Nor is the idea that the American people oppose tax increases as politically popular as Republicans seem to believe. The latest ABC News/Washington Post poll found that 64 percent of people favor tax increases as part of a deficit reduction deal. And 71 percent think Republicans have not done enough to reduce the deficit by refusing to compromise.
The opposition of one Republican organization to any form of tax increase no matter how big the deficit gets wouldn’t matter much if it weren’t for the Tea Party, which takes its marching orders on taxes from Norquist. And there is not a single Republican in Congress who isn’t frightened to death of a Tea Party challenger in the Republican primary next year. They know from the experience in 2010 that no incumbent Republican is safe, no matter how conservative their voting record, if they don’t kowtow sufficiently to the Tea Party.

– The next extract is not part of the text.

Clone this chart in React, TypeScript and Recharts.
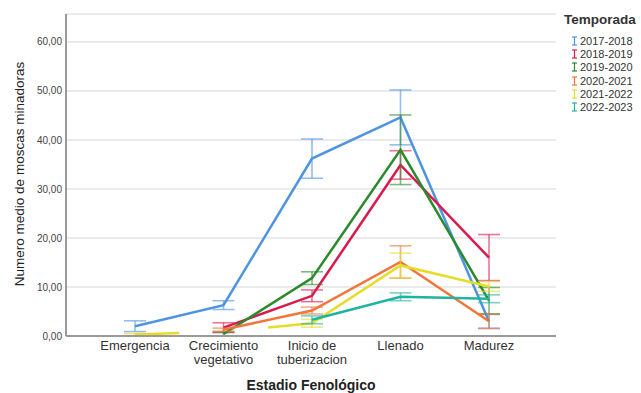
import React from "react";
import { LineChart, Line, XAxis, YAxis, CartesianGrid, ErrorBar, Legend } from "recharts";

// Estadio fenológico del cultivo
const stages = ["Emergencia", "Crecimiento\nvegetativo", "Inicio de\ntuberizacion", "Llenado", "Madurez"];

const seasons = ["2017-2018", "2018-2019", "2019-2020", "2020-2021", "2021-2022", "2022-2023"];
const seasonColors = ["#4f93e3", "#d91a4d", "#2b8a2b", "#f0763a", "#e6dc2a", "#1fb3a2"];

// medias por temporada (null = sin muestreo)
const mean1718 = [2.0, 6.3, 36.2, 44.6, 3.0];
const mean1819 = [null, 1.7, 8.2, 34.9, 16.0];
const mean1920 = [null, 0.4, 11.8, 38.0, 7.2];
const mean2021 = [null, 1.3, 5.2, 15.1, 3.0];
const mean2122 = [0.3, 0.9, 2.6, 14.4, 10.1];
const mean2223 = [null, null, 3.3, 8.0, 7.6];

// error típico de cada media
const err1718 = [1.1, 0.9, 4.0, 5.6, 1.4];
const err1819 = [null, 1.0, 1.2, 2.9, 4.7];
const err1920 = [null, 0.4, 1.3, 7.1, 2.7];
const err2021 = [null, 0.3, 0.7, 3.3, 1.5];
const err2122 = [0.2, null, 0.8, 2.5, 1.0];
const err2223 = [null, null, 0.8, 0.8, 0.8];

const yTicks = [0, 10, 20, 30, 40, 50, 60];

const means = [mean1718, mean1819, mean1920, mean2021, mean2122, mean2223];
const errs = [err1718, err1819, err1920, err2021, err2122, err2223];

const data = stages.map((stage, i) => {
  const row: Record<string, any> = { stage };
  means.forEach((m, s) => {
    row[`m${s}`] = m[i];
    row[`e${s}`] = errs[s][i];
  });
  return row;
});

const FONT = "'Liberation Sans', Arial, sans-serif";

const fmt = (v: number) => v.toFixed(2).replace(".", ",");

function StageTick({ x, y, payload }: any) {
  const lines = String(payload.value).split("\n");
  return (
    <text x={x} y={y} textAnchor="middle" fontSize={13} fill="#333" fontFamily={FONT}>
      {lines.map((l, i) => (
        <tspan key={i} x={x} dy={i === 0 ? 10 : 13.5}>
          {l}
        </tspan>
      ))}
    </text>
  );
}

function ErrorIcon({ color }: { color: string }) {
  return (
    <svg width={7} height={10} style={{ marginRight: 2 }}>
      <line x1={1} y1={1} x2={6} y2={1} stroke={color} strokeWidth={1.2} />
      <line x1={3.5} y1={1} x2={3.5} y2={9} stroke={color} strokeWidth={1.2} />
      <line x1={1} y1={9} x2={6} y2={9} stroke={color} strokeWidth={1.2} />
    </svg>
  );
}

function SeasonLegend({ payload }: any) {
  return (
    <div style={{ fontFamily: FONT, color: "#333" }}>
      <div style={{ fontWeight: "bold", fontSize: 13.5, lineHeight: "16px", marginBottom: 6 }}>Temporada</div>
      {(payload || []).map((p: any) => (
        <div key={p.value} style={{ display: "flex", alignItems: "center", height: 13.3, fontSize: 11, paddingLeft: 7 }}>
          <ErrorIcon color={p.color} />
          <span>{p.value}</span>
        </div>
      ))}
    </div>
  );
}

function YTitle() {
  return (
    <text
      transform="translate(19,174) rotate(-90)"
      textAnchor="middle"
      dominantBaseline="central"
      fontSize={13.5}
      fill="#222"
      fontFamily={FONT}
    >
      Numero medio de moscas minadoras
    </text>
  );
}

export default function App() {
  return (
    <div style={{ width: 641, height: 393, background: "#fff" }}>
      <style>{`body{margin:0}`}</style>
      <LineChart width={641} height={393} data={data} margin={{ top: 14, right: 85, bottom: 0, left: 0 }}>
        <CartesianGrid horizontal vertical={false} stroke="#d6d6d6" />
        <XAxis
          dataKey="stage"
          interval={0}
          padding={{ left: 69, right: 67 }}
          height={57}
          tickLine={false}
          tickSize={0}
          tickMargin={4}
          axisLine={{ stroke: "#9a9a9a", strokeWidth: 2 }}
          tick={<StageTick />}
          label={{
            value: "Estadio Fenológico",
            position: "insideBottom",
            offset: 3,
            style: { fontFamily: FONT, fontWeight: "bold", fontSize: 14, fill: "#222" },
          }}
        />
        <YAxis
          width={66}
          domain={[0, 65.7]}
          ticks={yTicks}
          tickFormatter={fmt}
          tickLine={false}
          tickSize={0}
          tickMargin={4}
          axisLine={{ stroke: "#9a9a9a", strokeWidth: 2 }}
          tick={{ fontSize: 10, fill: "#444", fontFamily: FONT }}
          label={{ content: <YTitle /> }}
        />
        <Legend
          layout="vertical"
          align="center"
          verticalAlign="middle"
          wrapperStyle={{ top: 12, left: 564, width: 77 }}
          content={<SeasonLegend />}
        />
        {seasons.map((name, s) => (
          <Line
            key={name}
            name={name}
            dataKey={`m${s}`}
            stroke={seasonColors[s]}
            strokeWidth={2.5}
            dot={false}
            activeDot={false}
            isAnimationActive={false}
            // la serie 2021-2022 no tiene media en crecimiento: solo se ven los tramos hacia ese punto
            strokeDasharray={s === 4 ? "44.3 88.9 2000" : undefined}
          >
            <ErrorBar
              dataKey={`e${s}`}
              direction="y"
              width={11}
              stroke={seasonColors[s]}
              strokeOpacity={0.6}
              strokeWidth={1.6}
              isAnimationActive={false}
            />
          </Line>
        ))}
      </LineChart>
    </div>
  );
}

They also know that Tea Partiers would rather lose a seat to the Democrats than make the tiniest concession to their ideological dogma on hot-button issues such as health or taxes.
This reality has effectively given Norquist veto-power within the GOP on all tax issues. Like an ancient Roman emperor turning thumbs-up or thumbs-down in deciding whether a gladiator would live or die, he alone decides what is a violation of the tax pledge and what isn’t. And woe be to the Republican who gets Norquist’s thumbs-down because he or she is likely to suffer political death at the hands of the Tea Party.
As Bartlett goes on to note, there are some Senators, including Republican deficit hawks like Tom Coburn who are pushing the idea of comprehensive tax reform as part of an overall deficit reduction package:
The Senate group’s working plan calls for placing separate caps on security and nonsecurity spending, and missing a budget target in one area would not trigger mandatory cuts in the other. The spending targets would follow proposals laid out by the deficit commission, which recommended cutting discretionary spending by $1.7 trillion through 2020. Lawmakers on the spending committees would draft legislation to meet the targets. But if they were not met, automatic, across-the-board cuts would go into effect.
The tax-writing committees would be given two years to overhaul both the individual and corporate tax codes, with general instructions to close tax breaks and minimize or eliminate tax deductions while lowering tax rates. The committees would be given a target for additional revenues to be raised by the new code. The deficit commission’s version of tax reform would net $785 billion in additional revenues over 10 years.
If Congress failed to enact the tax code overhaul, the legislation would mandate an across-the-board tightening of tax deductions to meet the higher target.
These are the kind of ideas that Washington ought to be talking about. Instead, we’re getting the Democrats saying the GOP wants to starve the elderly, and Republicans repeating George H.W. Bush’s tired “No New Taxes” mantra from 23 years ago. It’s getting quite tiresome.